I also disagree that students these days are getting thrown into decon (or any other postmodern theory) classes and left to flounder. For one thing, theory's obituary is being read daily. There are no jobs for theory specialists. English departments are jettisoning theory requirements, if they ever had them. Hell: I attended college and grad school at what was once decon's ground zero, and in ten years not only did I never take a theory class, but in all that time I was assigned exactly one essay by each of Foucault, Barthes, and Althusser.

I'm in favor of a strong, traditional core curriculum, and I'm certainly in favor of making sure students have basic skills. But ways of interpreting ARE basic skills--sometimes they have a scary theoretical name and come from France, and sometimes they're what we've always done and think we do "naturally." You cannot teach a postmodern theorist without teaching and talking about the "natural" ways we read, and how people have historically thought about those activities.
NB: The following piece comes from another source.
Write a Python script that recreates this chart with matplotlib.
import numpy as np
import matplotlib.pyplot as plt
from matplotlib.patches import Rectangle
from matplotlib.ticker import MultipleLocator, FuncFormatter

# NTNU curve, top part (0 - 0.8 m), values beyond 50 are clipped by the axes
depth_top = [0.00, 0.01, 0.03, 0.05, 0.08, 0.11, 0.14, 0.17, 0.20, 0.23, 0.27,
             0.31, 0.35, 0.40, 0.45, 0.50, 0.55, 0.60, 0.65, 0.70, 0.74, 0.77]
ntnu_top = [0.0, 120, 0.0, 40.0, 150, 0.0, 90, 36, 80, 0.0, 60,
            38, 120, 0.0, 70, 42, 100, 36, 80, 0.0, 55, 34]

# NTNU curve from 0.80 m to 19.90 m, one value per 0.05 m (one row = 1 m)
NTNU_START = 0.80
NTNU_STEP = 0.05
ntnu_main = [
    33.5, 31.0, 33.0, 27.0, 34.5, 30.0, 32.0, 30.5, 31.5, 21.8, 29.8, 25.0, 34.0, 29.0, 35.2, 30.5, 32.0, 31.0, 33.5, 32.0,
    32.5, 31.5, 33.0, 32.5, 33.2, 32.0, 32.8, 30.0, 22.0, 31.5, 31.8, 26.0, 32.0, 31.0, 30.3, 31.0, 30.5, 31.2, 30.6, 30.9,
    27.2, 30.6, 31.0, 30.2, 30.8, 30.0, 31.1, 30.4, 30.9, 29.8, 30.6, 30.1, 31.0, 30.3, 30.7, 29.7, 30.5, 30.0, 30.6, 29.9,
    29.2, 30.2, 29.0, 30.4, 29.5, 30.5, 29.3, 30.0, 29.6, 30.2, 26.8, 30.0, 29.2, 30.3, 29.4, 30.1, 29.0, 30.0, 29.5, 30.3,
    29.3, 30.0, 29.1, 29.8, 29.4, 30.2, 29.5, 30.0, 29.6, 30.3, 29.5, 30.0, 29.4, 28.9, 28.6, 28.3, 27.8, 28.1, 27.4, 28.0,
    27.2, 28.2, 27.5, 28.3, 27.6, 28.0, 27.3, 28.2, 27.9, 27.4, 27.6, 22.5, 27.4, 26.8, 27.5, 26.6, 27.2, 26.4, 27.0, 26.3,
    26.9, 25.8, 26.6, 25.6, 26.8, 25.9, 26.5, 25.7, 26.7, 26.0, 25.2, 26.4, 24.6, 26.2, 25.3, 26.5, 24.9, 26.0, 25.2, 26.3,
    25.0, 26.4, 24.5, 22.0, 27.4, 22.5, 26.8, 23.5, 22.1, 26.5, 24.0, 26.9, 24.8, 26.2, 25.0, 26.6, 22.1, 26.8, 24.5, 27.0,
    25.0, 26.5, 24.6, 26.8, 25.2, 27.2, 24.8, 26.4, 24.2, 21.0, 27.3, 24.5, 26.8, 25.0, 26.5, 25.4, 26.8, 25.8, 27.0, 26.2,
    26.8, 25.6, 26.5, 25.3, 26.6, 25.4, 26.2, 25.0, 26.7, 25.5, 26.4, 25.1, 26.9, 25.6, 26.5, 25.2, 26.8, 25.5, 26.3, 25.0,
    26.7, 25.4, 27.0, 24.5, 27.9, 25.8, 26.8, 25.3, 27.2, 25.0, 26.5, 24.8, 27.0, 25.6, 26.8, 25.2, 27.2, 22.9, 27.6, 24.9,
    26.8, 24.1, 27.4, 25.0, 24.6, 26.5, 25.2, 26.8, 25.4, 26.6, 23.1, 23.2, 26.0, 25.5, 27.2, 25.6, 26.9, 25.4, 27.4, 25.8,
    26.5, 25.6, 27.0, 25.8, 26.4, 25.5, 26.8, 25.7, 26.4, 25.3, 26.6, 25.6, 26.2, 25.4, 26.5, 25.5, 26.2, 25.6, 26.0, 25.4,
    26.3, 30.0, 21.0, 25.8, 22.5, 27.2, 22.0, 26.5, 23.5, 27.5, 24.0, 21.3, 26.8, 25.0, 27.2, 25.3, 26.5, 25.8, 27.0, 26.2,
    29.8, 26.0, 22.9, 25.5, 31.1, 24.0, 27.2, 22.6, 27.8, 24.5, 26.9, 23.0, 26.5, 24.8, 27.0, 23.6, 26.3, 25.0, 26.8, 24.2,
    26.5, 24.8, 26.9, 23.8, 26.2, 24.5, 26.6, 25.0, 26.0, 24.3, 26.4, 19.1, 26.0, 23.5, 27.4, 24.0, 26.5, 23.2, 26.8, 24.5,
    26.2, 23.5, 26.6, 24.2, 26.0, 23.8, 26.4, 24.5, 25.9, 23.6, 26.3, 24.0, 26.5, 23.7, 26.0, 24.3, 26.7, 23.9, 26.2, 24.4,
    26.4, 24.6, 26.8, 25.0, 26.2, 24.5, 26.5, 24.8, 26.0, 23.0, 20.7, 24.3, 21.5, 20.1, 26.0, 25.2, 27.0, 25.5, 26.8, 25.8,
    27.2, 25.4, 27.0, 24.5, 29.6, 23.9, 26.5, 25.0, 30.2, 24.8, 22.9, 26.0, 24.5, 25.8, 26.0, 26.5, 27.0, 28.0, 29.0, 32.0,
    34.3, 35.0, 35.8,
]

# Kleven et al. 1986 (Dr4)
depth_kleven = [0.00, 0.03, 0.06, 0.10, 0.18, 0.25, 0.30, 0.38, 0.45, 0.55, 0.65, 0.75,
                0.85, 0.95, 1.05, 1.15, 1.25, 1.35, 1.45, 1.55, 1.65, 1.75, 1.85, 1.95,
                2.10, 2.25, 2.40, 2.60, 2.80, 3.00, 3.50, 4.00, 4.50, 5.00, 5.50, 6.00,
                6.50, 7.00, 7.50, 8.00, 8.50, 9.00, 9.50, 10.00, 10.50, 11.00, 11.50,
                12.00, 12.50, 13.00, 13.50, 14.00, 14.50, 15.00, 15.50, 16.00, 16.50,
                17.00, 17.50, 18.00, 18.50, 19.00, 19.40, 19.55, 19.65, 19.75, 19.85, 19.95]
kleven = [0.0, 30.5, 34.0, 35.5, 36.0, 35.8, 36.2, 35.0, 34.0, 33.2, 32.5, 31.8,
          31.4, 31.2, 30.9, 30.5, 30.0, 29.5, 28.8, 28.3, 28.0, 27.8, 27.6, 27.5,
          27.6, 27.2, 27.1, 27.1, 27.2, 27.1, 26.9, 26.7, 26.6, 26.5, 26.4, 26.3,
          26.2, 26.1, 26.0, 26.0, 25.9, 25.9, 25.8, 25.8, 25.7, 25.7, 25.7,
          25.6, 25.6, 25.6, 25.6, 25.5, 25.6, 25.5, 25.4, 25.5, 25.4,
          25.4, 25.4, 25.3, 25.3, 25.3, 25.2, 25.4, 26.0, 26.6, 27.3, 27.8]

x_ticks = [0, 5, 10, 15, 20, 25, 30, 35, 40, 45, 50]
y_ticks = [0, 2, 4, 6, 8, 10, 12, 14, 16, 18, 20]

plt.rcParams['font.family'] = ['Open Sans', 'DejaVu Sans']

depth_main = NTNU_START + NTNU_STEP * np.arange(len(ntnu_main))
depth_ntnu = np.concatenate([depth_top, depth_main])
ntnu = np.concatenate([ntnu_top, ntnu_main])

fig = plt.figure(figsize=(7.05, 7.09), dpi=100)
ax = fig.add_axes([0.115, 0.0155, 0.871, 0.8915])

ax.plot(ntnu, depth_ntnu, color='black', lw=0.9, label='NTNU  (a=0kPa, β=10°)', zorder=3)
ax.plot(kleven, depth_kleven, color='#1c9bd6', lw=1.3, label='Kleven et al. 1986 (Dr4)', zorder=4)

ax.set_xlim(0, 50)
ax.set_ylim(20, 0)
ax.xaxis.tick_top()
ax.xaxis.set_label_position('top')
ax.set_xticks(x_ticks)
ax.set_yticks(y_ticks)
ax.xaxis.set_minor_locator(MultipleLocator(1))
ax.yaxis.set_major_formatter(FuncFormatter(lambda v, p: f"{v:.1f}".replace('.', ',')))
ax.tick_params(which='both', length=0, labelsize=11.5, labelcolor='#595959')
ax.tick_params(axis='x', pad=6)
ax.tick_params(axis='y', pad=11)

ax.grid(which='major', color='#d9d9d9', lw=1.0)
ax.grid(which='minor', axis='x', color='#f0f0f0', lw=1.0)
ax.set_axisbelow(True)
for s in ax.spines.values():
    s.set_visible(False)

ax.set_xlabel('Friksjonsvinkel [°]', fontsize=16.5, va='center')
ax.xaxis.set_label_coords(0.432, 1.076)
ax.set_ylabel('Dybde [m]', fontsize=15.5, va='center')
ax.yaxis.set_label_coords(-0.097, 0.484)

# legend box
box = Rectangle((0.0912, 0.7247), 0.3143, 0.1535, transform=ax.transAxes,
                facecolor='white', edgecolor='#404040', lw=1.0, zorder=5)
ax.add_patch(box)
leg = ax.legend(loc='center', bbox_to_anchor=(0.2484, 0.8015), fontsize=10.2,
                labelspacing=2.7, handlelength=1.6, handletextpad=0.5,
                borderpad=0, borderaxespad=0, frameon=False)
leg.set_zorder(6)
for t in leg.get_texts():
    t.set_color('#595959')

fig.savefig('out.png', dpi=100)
I'd never support throwing a freshman into a seminar on post-structuralism. But honestly, that's not the way theory gets taught. It gets taught either in big historical surveys, starting often with Aristotle (here are ways people have analyzed literature throughout the ages!), or it gets taught in tiny bites (a couple of articles from a couple of different theoretical perspectives, in a course on the Victorian novel, say), presented not as definitive, but as potentially useful ways of looking at a text.

FLG said...


I did try to describe it through skills and that's certainly part of it. But my issue isn't one particular class or chronological ordering, but a coherent framework across disciplines.

We say, here's how you look at economic issues. Then in another class, here's how you look at political issues. Here's how you analyze literature.

Ah, fuck. I have no idea what I'm talking about anymore.

Withywindle said...

Which is why you need to read Sein und Zeit in the original German. Or Shakespeare in the original Klingon.